Many companies have procurement offices purchasing all that the company needs for the offices and the supply chain, and separately have CSR teams making donations to charities.


But what if the two were combined, and instead companies were sourcing items from social enterprises? This would mean embedding their impact within their operations.


Yunus Social Business has developed the very useful Social Procurement Manual that helps companies navigate this topic, from which we have learnt a lot, and it got us thinking about how the Fashion industry could implement this concept.


We know that changing the material, design, or supplier of a garment is an extremely delicate topic, as designers, marketing teams, and customers all need to get onboard with the new option, however this doesn’t mean that Fashion companies can’t support social enterprises. There is a major opportunity for companies to buy from social businesses for all the things that are not related to the core product.


If an office buys its coffee from social cooperatives that support the livelihoods of farmers and the preservation of the rainforest that they work with, coffee can contribute to the company’s ESG agenda. If the paper that is used in the office is made in a factory that works with local recycling and employs people from disadvantaged backgrounds, then paper can contribute to a good cause too. The Christmas gifts that a company gives to all its employees could be products that come from lands that have been taken back from criminal organisations. There are social businesses that offer cleaning services, giving work opportunities to people who have suffered from abuse, or homelessness, and that deserve to be given another chance. Such businesses even offer services such as marketing or logistics, so without having to change anything about the core product, companies can widen their social impact by a lot.


Procurement teams need to start thinking outside the box, and learn about all the opportunities out there to work with social businesses.



EXAMPLES OF SOCIAL ENTERPRISES THAT CAN WORK WITH OFFICES

table view of an office worker, with a macbook, an ipad, and imac. There are many books and papers on the table

Coffee ☕️

Old Spike Roastery is the UK's first social enterprise, based in London, and is a speciality coffee roastery selling high quality beans. 65% of their profits directly support people experiencing homelessness, which they also employ directly, allowing them to gain new skills and a job, using coffee as a vehicle for social change. They also collaborate closely with coffee farmers, from which they buy from a price which is about 4 - 5 times higher than the Fairtrade minimum.

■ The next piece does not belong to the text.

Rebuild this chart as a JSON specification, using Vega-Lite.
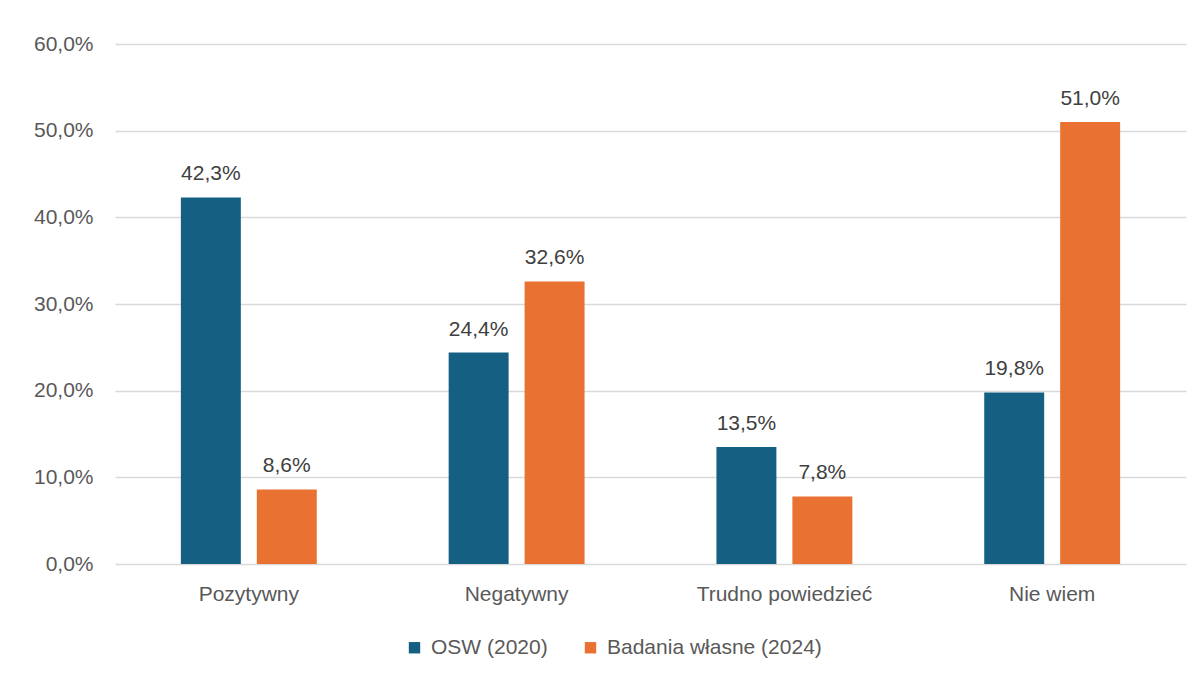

In terms of coffee, WWF has also developed its own fully compostable Nespresso compatible capsules that directly address the problem of waste plastic and aluminium from coffee capsules ending in landfill. The sale of these capsules also supports WWF’s efforts in preserving biodiversity.


Cleaning services 🧹

Thrive Group Wales is a social enterprise, founded in June 2017, with the key purpose of developing a sustainable income stream to support women who have suffered from domestic abuse, by helping them get back into employment. The company offers cleaning services for construction, retail and office workplaces. Its other two commercial areas include a catering company and play centre.


Catering 🍴

City Beet Kitchens is a food-service based social enterprise helping homeless New Yorkers renew their lives, and offers fresh and creative office catering. The food is prepared by graduates of Project Renewal’s training program. Since its inception in 1997, City Beet it has grown from a small catering operation into a full scale business with an annual income of over $2 million.


Logistics 📦

Log’ins is a French program that offers solutions in fine logistics: e-commerce, advertising and promotion, and co-packing, while promoting the social and professional integration of people in exclusion, in particular of disabled workers. It has been selected by the sneaker brand VEJA as its logistics partner in France.


Photo Editing 📷

Imagtor is a social enterprise working from Vietnam for companies around the world, providing professional photo editing services. It was found in 2016, and more than 50% of its staff is from disabled and disadvantaged communities. Beyond creating employment opportunities, they also support the Will to Live centre, a Hanoi based nonprofit.


EXCITING RIGHT?

We always revive our hope in the world when we read all these incredible stories. News about sustainability can be extremely sad and overwhelming, which is why it is important to remember that out there, there are hundreds of thousands of people doing incredible things. If companies changed only a few of their suppliers to social businesses, change could happen a lot faster.


Stay tuned for the next article, where we will look in more detail about such opportunities in the Fashion industry.


We hope that you feel motivated to do some research on social businesses near you and speak with the purchasing team in your company or office. Good luck!